Unverständlich war auch das Schweigen der meisten französischen Intellektuellen. Ben Ali und sein Clan hatten Tunis schon verlassen, als die Presse einen Appell von sieben Philosophen, Soziologen und Hochschulprofessoren (unter ihnen Étienne Balibar, Robert Castel und Pierre Rosanvallon) veröffentlichte, die gegen das "ohrenbetäubende Schweigen" von Paris protestierten.
Wo waren die Finkielkrauts?
Die Zeitschrift Marianne sprach aber aus, was manche dachten: Wo waren denn, als die Tunesier für ihre Freiheit auf die Barrikaden gingen, die Intellektuellen, die Bernard-Henri Lévys, André Glucksmanns, Alain Finkielkrauts oder auch ein Bernard Kouchner, geblieben, die sonst immer wie Pflichtverteidiger der Menschenrechte in Iran, Tibet oder Russland auftreten?

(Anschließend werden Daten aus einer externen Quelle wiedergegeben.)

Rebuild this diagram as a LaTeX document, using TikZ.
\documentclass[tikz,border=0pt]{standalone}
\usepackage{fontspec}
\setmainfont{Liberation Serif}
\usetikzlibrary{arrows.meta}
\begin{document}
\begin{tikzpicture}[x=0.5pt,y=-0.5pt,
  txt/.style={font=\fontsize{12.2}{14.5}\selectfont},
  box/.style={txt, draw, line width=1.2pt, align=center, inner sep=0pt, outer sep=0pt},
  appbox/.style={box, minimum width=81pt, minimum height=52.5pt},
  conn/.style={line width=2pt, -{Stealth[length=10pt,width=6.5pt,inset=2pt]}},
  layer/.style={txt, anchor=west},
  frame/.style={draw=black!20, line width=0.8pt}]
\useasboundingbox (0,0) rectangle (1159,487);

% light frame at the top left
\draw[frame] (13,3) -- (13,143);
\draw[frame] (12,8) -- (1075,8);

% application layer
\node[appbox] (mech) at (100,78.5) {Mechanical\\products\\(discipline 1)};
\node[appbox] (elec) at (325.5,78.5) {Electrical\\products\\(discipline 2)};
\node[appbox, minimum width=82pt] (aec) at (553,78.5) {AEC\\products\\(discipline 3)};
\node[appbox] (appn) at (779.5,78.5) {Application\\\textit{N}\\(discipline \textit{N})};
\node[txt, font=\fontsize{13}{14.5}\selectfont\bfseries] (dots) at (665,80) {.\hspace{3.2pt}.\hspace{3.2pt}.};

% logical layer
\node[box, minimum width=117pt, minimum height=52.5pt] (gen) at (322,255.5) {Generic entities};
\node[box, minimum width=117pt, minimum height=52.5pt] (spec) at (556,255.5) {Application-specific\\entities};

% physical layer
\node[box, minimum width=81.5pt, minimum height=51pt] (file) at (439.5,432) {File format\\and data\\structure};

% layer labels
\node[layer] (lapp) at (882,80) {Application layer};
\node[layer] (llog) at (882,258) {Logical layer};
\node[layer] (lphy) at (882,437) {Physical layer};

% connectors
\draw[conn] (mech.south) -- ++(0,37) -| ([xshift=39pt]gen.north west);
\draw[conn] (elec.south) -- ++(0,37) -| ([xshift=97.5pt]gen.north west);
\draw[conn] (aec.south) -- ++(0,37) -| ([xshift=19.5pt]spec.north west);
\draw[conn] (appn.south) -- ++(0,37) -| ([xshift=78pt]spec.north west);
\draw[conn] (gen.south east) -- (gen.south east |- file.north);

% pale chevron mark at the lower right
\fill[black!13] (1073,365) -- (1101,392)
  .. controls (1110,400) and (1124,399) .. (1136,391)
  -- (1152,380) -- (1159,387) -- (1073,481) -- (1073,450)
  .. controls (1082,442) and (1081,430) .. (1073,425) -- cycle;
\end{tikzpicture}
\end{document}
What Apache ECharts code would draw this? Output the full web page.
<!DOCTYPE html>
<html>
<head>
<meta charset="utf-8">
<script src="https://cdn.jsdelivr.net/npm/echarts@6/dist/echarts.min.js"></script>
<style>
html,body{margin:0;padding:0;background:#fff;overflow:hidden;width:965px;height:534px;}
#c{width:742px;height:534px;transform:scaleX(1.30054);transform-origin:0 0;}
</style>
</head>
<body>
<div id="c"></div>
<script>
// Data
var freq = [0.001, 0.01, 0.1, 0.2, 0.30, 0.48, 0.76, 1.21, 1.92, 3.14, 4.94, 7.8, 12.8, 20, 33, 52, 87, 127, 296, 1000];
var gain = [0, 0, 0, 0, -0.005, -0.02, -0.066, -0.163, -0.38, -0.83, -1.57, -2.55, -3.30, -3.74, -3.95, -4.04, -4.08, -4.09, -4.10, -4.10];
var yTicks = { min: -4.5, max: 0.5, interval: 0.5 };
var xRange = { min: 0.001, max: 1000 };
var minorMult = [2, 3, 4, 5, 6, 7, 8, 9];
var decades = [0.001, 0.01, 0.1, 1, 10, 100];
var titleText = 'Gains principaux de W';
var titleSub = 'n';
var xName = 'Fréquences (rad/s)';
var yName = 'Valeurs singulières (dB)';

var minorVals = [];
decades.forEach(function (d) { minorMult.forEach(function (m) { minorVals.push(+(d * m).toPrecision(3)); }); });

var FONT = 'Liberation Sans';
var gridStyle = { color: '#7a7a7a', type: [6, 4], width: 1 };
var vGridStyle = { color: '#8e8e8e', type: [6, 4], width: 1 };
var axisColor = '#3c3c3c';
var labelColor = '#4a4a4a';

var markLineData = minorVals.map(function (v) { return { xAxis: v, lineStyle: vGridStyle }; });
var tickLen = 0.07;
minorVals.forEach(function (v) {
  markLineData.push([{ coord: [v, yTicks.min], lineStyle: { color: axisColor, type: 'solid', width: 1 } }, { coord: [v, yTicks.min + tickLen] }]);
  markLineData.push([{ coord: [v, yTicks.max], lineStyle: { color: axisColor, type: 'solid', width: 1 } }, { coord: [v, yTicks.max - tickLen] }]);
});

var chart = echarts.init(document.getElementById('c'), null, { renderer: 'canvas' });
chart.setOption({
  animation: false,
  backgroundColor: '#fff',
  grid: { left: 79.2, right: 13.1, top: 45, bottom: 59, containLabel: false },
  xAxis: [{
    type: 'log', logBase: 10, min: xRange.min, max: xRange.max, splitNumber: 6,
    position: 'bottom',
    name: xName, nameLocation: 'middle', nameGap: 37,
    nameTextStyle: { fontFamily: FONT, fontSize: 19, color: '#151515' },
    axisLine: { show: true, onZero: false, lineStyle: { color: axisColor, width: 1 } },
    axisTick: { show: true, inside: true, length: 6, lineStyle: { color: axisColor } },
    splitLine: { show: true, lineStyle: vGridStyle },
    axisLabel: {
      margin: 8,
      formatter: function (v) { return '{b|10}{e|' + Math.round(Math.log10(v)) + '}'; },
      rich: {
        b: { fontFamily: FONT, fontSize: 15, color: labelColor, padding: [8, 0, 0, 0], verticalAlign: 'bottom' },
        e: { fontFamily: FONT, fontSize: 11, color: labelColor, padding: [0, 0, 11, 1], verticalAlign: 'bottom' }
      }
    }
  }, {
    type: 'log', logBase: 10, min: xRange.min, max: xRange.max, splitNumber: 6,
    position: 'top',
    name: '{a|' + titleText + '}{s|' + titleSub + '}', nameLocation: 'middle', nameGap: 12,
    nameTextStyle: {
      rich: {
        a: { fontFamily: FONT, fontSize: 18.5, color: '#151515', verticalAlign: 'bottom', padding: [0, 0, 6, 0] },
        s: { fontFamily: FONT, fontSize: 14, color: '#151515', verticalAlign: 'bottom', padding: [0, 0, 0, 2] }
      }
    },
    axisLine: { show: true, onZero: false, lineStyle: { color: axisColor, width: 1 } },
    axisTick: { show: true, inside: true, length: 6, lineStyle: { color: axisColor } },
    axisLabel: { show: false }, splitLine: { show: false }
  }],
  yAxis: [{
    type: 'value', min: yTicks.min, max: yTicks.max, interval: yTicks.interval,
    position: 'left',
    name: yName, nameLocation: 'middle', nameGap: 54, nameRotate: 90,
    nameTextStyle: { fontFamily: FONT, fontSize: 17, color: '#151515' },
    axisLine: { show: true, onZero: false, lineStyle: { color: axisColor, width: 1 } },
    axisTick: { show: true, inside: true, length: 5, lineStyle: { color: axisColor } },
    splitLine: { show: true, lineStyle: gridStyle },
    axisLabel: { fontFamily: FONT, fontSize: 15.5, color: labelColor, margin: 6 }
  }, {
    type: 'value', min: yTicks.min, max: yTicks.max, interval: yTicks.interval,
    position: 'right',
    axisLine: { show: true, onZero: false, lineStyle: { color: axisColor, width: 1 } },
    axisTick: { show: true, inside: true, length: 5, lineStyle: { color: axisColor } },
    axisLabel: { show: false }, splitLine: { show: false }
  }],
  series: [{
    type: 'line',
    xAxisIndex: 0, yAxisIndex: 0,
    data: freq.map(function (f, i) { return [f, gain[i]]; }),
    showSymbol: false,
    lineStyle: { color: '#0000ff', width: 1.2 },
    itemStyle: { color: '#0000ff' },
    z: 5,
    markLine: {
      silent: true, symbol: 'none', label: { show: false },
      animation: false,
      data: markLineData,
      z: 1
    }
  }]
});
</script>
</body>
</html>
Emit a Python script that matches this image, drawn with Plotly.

"Unverzeihlich" nannte der in Frankreich publizierende tunesische Schriftsteller Abdelwahab Meddeb das an Gleichgültigkeit grenzende "Schweigen der Intellektuellen und der Politiker". Vielleicht wurden sie vom Tempo der Entwicklung überholt, das er als eines der hervorstechenden Elemente der "Jasminrevolution" bezeichnet und in dem er eine "neue Ausdrucksform der Zeit in der Geschichte" analysiert: "Diese Revolution wurde im Wesentlichen über das Medium Internet von der digitalen Blog-Generation gemacht. Und ihr blitzartiger Verlauf entspricht der Geschwindigkeit und der Augenblicklichkeit, die dieses Mittel ermöglicht."
Meddeb meint auch, es brauche anschauliche Vergleiche. So beschreibt er den Märtyrer Mohamed Bouazizi für das europäische Verständnis als eine christliche "Erlöserfigur", er sieht in ihm, analog zum "Prager Frühling", einen Jan Palach. Der Revolution in Tunesien fehle allerdings noch ein Lech Walesa oder ein Václav Havel, räumt er ein.